• Task description
Using the material below, repeat exactly the lines from the one with "Convert this chart to Apache ECharts code." through the one with "const bounds = categories.map((c, i)", ends included, without any images.

• Given entries
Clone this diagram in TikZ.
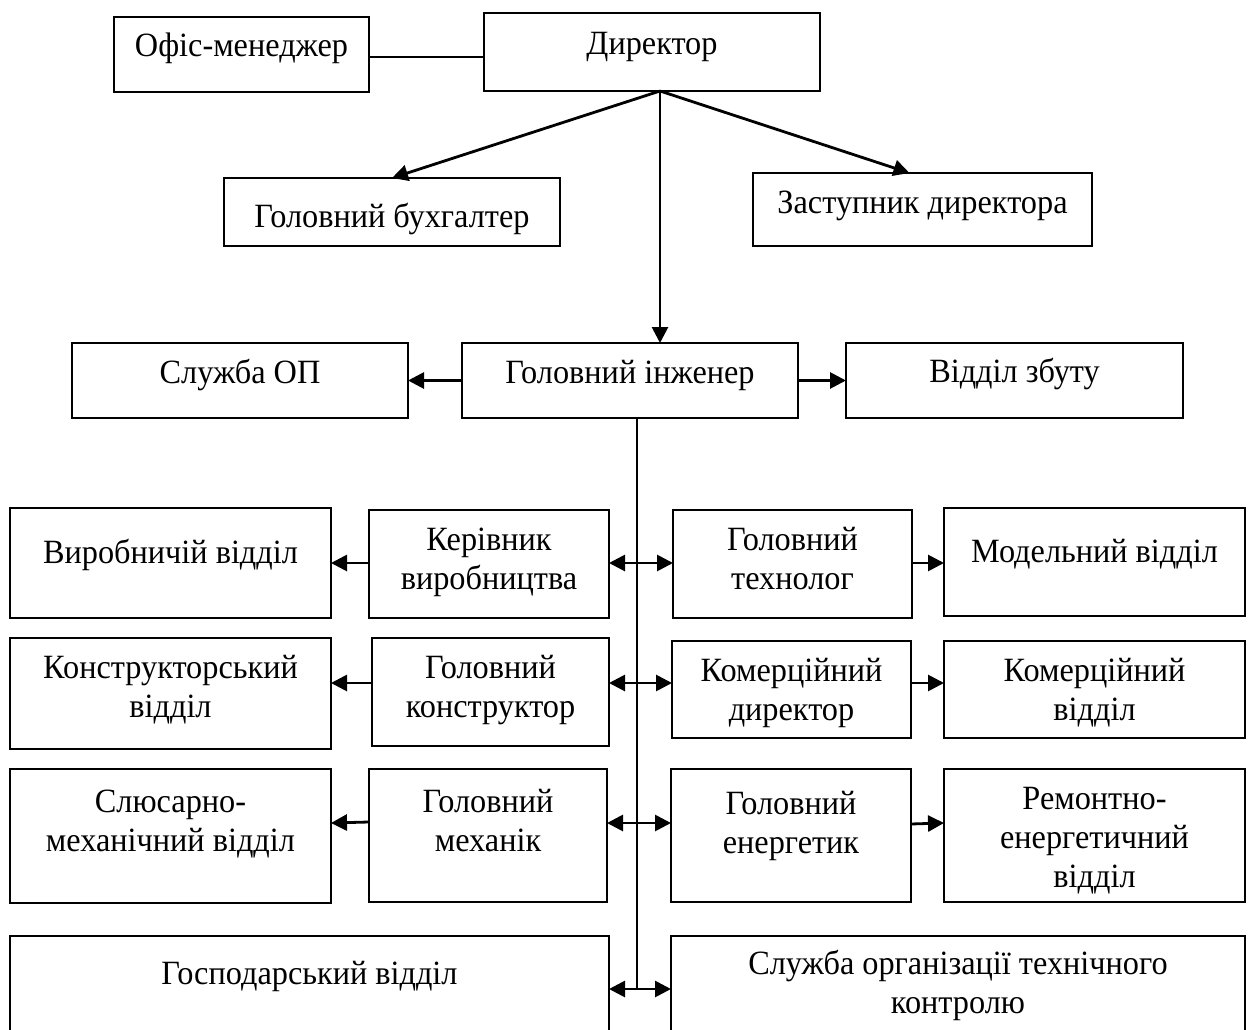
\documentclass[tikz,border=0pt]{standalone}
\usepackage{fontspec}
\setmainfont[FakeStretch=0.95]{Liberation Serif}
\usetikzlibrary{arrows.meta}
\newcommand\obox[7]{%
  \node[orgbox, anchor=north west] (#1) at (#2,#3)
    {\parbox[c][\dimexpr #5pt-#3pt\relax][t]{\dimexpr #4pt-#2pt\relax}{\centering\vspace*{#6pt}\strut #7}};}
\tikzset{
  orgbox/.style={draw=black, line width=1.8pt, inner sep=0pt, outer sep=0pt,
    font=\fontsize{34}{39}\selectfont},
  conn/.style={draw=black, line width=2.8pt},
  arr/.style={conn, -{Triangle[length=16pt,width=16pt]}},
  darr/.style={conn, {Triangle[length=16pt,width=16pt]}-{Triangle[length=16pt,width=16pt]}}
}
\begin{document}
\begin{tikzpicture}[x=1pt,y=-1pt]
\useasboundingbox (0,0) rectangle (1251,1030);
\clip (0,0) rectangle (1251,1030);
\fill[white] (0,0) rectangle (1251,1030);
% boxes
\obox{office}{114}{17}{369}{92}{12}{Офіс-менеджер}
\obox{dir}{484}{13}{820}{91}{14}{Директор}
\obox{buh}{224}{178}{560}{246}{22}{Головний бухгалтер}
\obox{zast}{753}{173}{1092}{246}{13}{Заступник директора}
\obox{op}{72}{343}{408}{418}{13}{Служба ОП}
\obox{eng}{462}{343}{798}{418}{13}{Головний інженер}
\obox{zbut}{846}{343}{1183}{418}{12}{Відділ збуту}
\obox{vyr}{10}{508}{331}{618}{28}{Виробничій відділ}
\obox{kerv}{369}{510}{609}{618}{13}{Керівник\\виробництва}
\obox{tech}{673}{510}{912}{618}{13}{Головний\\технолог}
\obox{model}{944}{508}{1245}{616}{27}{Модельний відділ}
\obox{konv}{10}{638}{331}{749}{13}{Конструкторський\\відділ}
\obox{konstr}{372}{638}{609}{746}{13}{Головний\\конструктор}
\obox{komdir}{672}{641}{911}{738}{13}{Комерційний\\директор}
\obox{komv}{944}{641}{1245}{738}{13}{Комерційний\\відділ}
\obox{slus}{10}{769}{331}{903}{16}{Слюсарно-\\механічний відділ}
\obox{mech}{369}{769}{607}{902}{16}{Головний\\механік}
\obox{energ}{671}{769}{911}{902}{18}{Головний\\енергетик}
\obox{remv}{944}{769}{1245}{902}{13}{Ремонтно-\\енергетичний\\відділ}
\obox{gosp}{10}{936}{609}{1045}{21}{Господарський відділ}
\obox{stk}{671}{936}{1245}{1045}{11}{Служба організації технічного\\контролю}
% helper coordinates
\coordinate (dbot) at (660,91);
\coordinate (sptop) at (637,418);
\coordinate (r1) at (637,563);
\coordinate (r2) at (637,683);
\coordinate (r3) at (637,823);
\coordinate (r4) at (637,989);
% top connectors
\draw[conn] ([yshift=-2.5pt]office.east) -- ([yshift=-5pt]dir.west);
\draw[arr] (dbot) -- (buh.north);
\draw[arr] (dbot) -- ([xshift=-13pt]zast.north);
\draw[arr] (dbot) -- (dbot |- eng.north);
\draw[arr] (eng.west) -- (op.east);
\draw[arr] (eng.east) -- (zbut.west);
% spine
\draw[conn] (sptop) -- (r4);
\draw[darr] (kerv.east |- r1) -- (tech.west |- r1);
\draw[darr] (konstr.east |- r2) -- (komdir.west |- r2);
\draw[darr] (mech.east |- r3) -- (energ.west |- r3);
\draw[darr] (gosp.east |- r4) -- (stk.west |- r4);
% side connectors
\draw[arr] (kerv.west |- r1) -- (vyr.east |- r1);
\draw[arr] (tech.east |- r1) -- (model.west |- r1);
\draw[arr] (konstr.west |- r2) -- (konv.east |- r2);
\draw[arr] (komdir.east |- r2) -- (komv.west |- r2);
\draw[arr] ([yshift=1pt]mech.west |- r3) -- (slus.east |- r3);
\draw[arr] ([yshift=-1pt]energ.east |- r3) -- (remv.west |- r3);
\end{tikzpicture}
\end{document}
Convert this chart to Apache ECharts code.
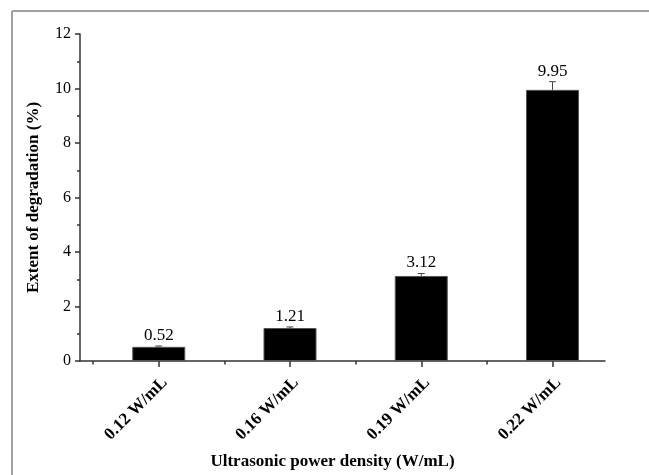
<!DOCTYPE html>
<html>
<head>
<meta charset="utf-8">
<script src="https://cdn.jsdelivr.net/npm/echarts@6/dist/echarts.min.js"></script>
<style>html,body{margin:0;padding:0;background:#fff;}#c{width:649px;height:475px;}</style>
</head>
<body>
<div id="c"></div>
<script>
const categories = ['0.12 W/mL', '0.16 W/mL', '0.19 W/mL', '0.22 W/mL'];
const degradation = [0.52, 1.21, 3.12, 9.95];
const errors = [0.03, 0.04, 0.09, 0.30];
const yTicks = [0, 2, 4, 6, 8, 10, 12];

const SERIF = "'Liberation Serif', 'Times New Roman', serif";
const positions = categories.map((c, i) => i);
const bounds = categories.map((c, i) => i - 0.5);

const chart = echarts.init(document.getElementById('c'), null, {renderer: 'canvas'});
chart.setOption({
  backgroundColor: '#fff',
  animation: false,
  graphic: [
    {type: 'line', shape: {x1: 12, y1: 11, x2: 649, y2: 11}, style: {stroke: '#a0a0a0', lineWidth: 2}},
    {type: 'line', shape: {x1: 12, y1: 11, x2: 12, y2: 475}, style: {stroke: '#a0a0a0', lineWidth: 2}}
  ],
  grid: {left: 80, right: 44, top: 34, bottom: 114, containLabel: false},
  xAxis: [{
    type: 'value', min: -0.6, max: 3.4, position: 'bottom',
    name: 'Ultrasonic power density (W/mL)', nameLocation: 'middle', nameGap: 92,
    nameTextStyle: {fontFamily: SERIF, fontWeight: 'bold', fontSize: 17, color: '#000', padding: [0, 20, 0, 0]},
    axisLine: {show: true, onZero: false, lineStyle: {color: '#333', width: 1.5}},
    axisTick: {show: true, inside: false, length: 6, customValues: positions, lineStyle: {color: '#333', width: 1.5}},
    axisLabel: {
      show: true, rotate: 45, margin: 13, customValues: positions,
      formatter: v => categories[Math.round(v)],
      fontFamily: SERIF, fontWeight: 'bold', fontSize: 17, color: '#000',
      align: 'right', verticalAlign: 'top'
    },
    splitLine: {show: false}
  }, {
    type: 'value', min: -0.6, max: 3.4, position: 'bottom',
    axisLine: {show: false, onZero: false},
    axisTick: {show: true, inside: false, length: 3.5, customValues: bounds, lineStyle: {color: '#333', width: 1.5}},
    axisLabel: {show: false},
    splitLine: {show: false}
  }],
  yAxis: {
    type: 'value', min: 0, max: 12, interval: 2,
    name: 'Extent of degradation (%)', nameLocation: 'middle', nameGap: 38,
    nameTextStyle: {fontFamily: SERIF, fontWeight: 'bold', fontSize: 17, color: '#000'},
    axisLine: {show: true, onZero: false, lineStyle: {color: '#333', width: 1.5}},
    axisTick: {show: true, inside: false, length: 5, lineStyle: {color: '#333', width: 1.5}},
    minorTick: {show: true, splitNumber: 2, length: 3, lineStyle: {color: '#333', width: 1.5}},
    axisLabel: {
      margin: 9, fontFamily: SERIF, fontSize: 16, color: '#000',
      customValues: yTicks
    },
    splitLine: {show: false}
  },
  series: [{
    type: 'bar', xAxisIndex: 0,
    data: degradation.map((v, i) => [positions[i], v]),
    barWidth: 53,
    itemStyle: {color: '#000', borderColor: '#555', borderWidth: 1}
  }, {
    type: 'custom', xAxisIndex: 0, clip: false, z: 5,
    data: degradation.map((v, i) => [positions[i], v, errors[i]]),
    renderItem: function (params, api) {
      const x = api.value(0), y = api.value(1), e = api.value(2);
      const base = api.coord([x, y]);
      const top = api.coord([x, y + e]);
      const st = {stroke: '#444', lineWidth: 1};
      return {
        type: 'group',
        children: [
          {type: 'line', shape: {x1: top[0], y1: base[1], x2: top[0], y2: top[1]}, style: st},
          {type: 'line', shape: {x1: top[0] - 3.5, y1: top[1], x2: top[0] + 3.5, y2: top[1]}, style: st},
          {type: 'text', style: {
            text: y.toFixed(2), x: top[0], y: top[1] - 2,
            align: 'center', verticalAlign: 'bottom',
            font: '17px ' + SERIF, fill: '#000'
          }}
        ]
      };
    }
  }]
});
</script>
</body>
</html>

• Final answer
Convert this chart to Apache ECharts code.
<!DOCTYPE html>
<html>
<head>
<meta charset="utf-8">
<script src="https://cdn.jsdelivr.net/npm/echarts@6/dist/echarts.min.js"></script>
<style>html,body{margin:0;padding:0;background:#fff;}#c{width:649px;height:475px;}</style>
</head>
<body>
<div id="c"></div>
<script>
const categories = ['0.12 W/mL', '0.16 W/mL', '0.19 W/mL', '0.22 W/mL'];
const degradation = [0.52, 1.21, 3.12, 9.95];
const errors = [0.03, 0.04, 0.09, 0.30];
const yTicks = [0, 2, 4, 6, 8, 10, 12];

const SERIF = "'Liberation Serif', 'Times New Roman', serif";
const positions = categories.map((c, i) => i);
const bounds = categories.map((c, i) => i - 0.5);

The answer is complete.